DATA EXCERPT:
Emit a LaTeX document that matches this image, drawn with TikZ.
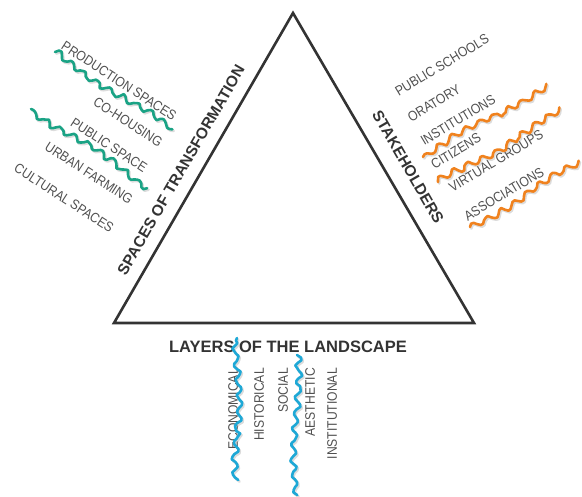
\documentclass[tikz,border=0pt]{standalone}
\usepackage{fontspec}
\setmainfont{Liberation Sans}
\newfontfamily\labfont[FakeStretch=0.88]{Liberation Sans}
\usetikzlibrary{calc}
\definecolor{tri}{HTML}{333333}
\definecolor{lbl}{HTML}{505050}
\definecolor{wgreen}{HTML}{1AA385}
\definecolor{worange}{HTML}{F0821E}
\definecolor{wblue}{HTML}{1EA8D6}
\tikzset{
  lab/.style={text=lbl, font=\labfont\fontsize{13.8}{14}\selectfont, inner sep=0pt},
  head/.style={text=tri, font=\bfseries\fontsize{15.5}{16}\selectfont, inner sep=0pt},
  wavebase/.style={line width=2.6pt, line cap=round, line join=round},
  waveshadow/.style={wavebase, black!45, opacity=0.3, transform canvas={shift={(1.3pt,-1.6pt)}}},
}
% #1 colour, #2 start, #3 end, #4 number of steps, #5 seed, #6 prefix
\newcommand\wavyline[6]{%
  \pgfmathsetseed{#5}%
  \coordinate (#60) at (#2);
  \foreach \i in {1,...,#4}{%
    \pgfmathsetmacro\tt{\i/#4}%
    \pgfmathsetmacro\oo{2.8*sin(\i*60+20*rand)+0.8*rand+2.4*sin(\i*7+#5*47)}%
    \coordinate (tmp) at ($(#2)!\tt!(#3)$);
    \coordinate (#6\i) at ($(tmp)!\oo pt!-90:(#2)$);
  }
  \draw[waveshadow] (#60) \foreach \i in {1,...,#4}{ -- (#6\i) };
  \draw[wavebase,#1] (#60) \foreach \i in {1,...,#4}{ -- (#6\i) };
}
\begin{document}
\begin{tikzpicture}[x=1pt,y=-1pt]
\useasboundingbox (0,0) rectangle (582,497);
% triangle
\coordinate (T) at (293,13);
\coordinate (L) at (114,323);
\coordinate (R) at (474,323);
\draw[tri, line width=2.6pt, line join=miter] (T) -- (R) -- (L) -- cycle;

% headings
\node[head, rotate=60] (hsp) at (181,170) {SPACES OF TRANSFORMATION};
\node[head, rotate=-60] (hst) at (408,167) {STAKEHOLDERS};
\node[head, font=\bfseries\fontsize{16.5}{17}\selectfont] (hla) at (288,347) {LAYERS OF THE LANDSCAPE};

% left labels
\node[lab, rotate=-33] (l1) at (119,81) {PRODUCTION SPACES};
\node[lab, rotate=-33] (l2) at (128,122) {CO-HOUSING};
\node[lab, rotate=-33] (l3) at (109,145) {PUBLIC SPACE};
\node[lab, rotate=-33] (l4) at (89,173) {URBAN FARMING};
\node[lab, rotate=-33] (l5) at (64,198) {CULTURAL SPACES};

% right labels
\node[lab, rotate=31] (r1) at (442,65) {PUBLIC SCHOOLS};
\node[lab, rotate=31] (r2) at (434,103) {ORATORY};
\node[lab, rotate=31] (r3) at (458,120) {INSTITUTIONS};
\node[lab, rotate=31] (r4) at (456,151) {CITIZENS};
\node[lab, rotate=31] (r5) at (496,161) {VIRTUAL GROUPS};
\node[lab, rotate=31] (r6) at (504,194) {ASSOCIATIONS};

% bottom labels
\node[lab, rotate=90, anchor=east] (b1) at (233,368) {ECONOMICAL};
\node[lab, rotate=90, anchor=east] (b2) at (259,368) {HISTORICAL};
\node[lab, rotate=90, anchor=east] (b3) at (283,368) {SOCIAL};
\node[lab, rotate=90, anchor=east] (b4) at (310,368) {AESTHETIC};
\node[lab, rotate=90, anchor=east] (b5) at (332,368) {INSTITUTIONAL};

% wavy line endpoints
\coordinate (g1a) at (55,52);   \coordinate (g1b) at (172,130);
\coordinate (g2a) at (31,109);  \coordinate (g2b) at (148,187);
\coordinate (o1a) at (423,157); \coordinate (o1b) at (547,85);
\coordinate (o2a) at (438,182); \coordinate (o2b) at (562,112);
\coordinate (o3a) at (470,227); \coordinate (o3b) at (580,163);
\coordinate (c1a) at (237,338); \coordinate (c1b) at (237,480);
\coordinate (c2a) at (297,355); \coordinate (c2b) at (295,495);

\wavyline{wgreen}{g1a}{g1b}{54}{3}{wa}
\wavyline{wgreen}{g2a}{g2b}{54}{5}{wb}
\wavyline{worange}{o1a}{o1b}{55}{7}{wc}
\wavyline{worange}{o2a}{o2b}{55}{2}{wd}
\wavyline{worange}{o3a}{o3b}{49}{4}{we}
\wavyline{wblue}{c1a}{c1b}{55}{6}{wf}
\wavyline{wblue}{c2a}{c2b}{54}{8}{wg}
\end{tikzpicture}
\end{document}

EXERCISE AIM:
Reproduce the whole listing word for word, setting aside any pictures.

RESULT BELOW:
Emit a LaTeX document that matches this image, drawn with TikZ.
\documentclass[tikz,border=0pt]{standalone}
\usepackage{fontspec}
\setmainfont{Liberation Sans}
\newfontfamily\labfont[FakeStretch=0.88]{Liberation Sans}
\usetikzlibrary{calc}
\definecolor{tri}{HTML}{333333}
\definecolor{lbl}{HTML}{505050}
\definecolor{wgreen}{HTML}{1AA385}
\definecolor{worange}{HTML}{F0821E}
\definecolor{wblue}{HTML}{1EA8D6}
\tikzset{
  lab/.style={text=lbl, font=\labfont\fontsize{13.8}{14}\selectfont, inner sep=0pt},
  head/.style={text=tri, font=\bfseries\fontsize{15.5}{16}\selectfont, inner sep=0pt},
  wavebase/.style={line width=2.6pt, line cap=round, line join=round},
  waveshadow/.style={wavebase, black!45, opacity=0.3, transform canvas={shift={(1.3pt,-1.6pt)}}},
}
% #1 colour, #2 start, #3 end, #4 number of steps, #5 seed, #6 prefix
\newcommand\wavyline[6]{%
  \pgfmathsetseed{#5}%
  \coordinate (#60) at (#2);
  \foreach \i in {1,...,#4}{%
    \pgfmathsetmacro\tt{\i/#4}%
    \pgfmathsetmacro\oo{2.8*sin(\i*60+20*rand)+0.8*rand+2.4*sin(\i*7+#5*47)}%
    \coordinate (tmp) at ($(#2)!\tt!(#3)$);
    \coordinate (#6\i) at ($(tmp)!\oo pt!-90:(#2)$);
  }
  \draw[waveshadow] (#60) \foreach \i in {1,...,#4}{ -- (#6\i) };
  \draw[wavebase,#1] (#60) \foreach \i in {1,...,#4}{ -- (#6\i) };
}
\begin{document}
\begin{tikzpicture}[x=1pt,y=-1pt]
\useasboundingbox (0,0) rectangle (582,497);
% triangle
\coordinate (T) at (293,13);
\coordinate (L) at (114,323);
\coordinate (R) at (474,323);
\draw[tri, line width=2.6pt, line join=miter] (T) -- (R) -- (L) -- cycle;

% headings
\node[head, rotate=60] (hsp) at (181,170) {SPACES OF TRANSFORMATION};
\node[head, rotate=-60] (hst) at (408,167) {STAKEHOLDERS};
\node[head, font=\bfseries\fontsize{16.5}{17}\selectfont] (hla) at (288,347) {LAYERS OF THE LANDSCAPE};

% left labels
\node[lab, rotate=-33] (l1) at (119,81) {PRODUCTION SPACES};
\node[lab, rotate=-33] (l2) at (128,122) {CO-HOUSING};
\node[lab, rotate=-33] (l3) at (109,145) {PUBLIC SPACE};
\node[lab, rotate=-33] (l4) at (89,173) {URBAN FARMING};
\node[lab, rotate=-33] (l5) at (64,198) {CULTURAL SPACES};

% right labels
\node[lab, rotate=31] (r1) at (442,65) {PUBLIC SCHOOLS};
\node[lab, rotate=31] (r2) at (434,103) {ORATORY};
\node[lab, rotate=31] (r3) at (458,120) {INSTITUTIONS};
\node[lab, rotate=31] (r4) at (456,151) {CITIZENS};
\node[lab, rotate=31] (r5) at (496,161) {VIRTUAL GROUPS};
\node[lab, rotate=31] (r6) at (504,194) {ASSOCIATIONS};

% bottom labels
\node[lab, rotate=90, anchor=east] (b1) at (233,368) {ECONOMICAL};
\node[lab, rotate=90, anchor=east] (b2) at (259,368) {HISTORICAL};
\node[lab, rotate=90, anchor=east] (b3) at (283,368) {SOCIAL};
\node[lab, rotate=90, anchor=east] (b4) at (310,368) {AESTHETIC};
\node[lab, rotate=90, anchor=east] (b5) at (332,368) {INSTITUTIONAL};

% wavy line endpoints
\coordinate (g1a) at (55,52);   \coordinate (g1b) at (172,130);
\coordinate (g2a) at (31,109);  \coordinate (g2b) at (148,187);
\coordinate (o1a) at (423,157); \coordinate (o1b) at (547,85);
\coordinate (o2a) at (438,182); \coordinate (o2b) at (562,112);
\coordinate (o3a) at (470,227); \coordinate (o3b) at (580,163);
\coordinate (c1a) at (237,338); \coordinate (c1b) at (237,480);
\coordinate (c2a) at (297,355); \coordinate (c2b) at (295,495);

\wavyline{wgreen}{g1a}{g1b}{54}{3}{wa}
\wavyline{wgreen}{g2a}{g2b}{54}{5}{wb}
\wavyline{worange}{o1a}{o1b}{55}{7}{wc}
\wavyline{worange}{o2a}{o2b}{55}{2}{wd}
\wavyline{worange}{o3a}{o3b}{49}{4}{we}
\wavyline{wblue}{c1a}{c1b}{55}{6}{wf}
\wavyline{wblue}{c2a}{c2b}{54}{8}{wg}
\end{tikzpicture}
\end{document}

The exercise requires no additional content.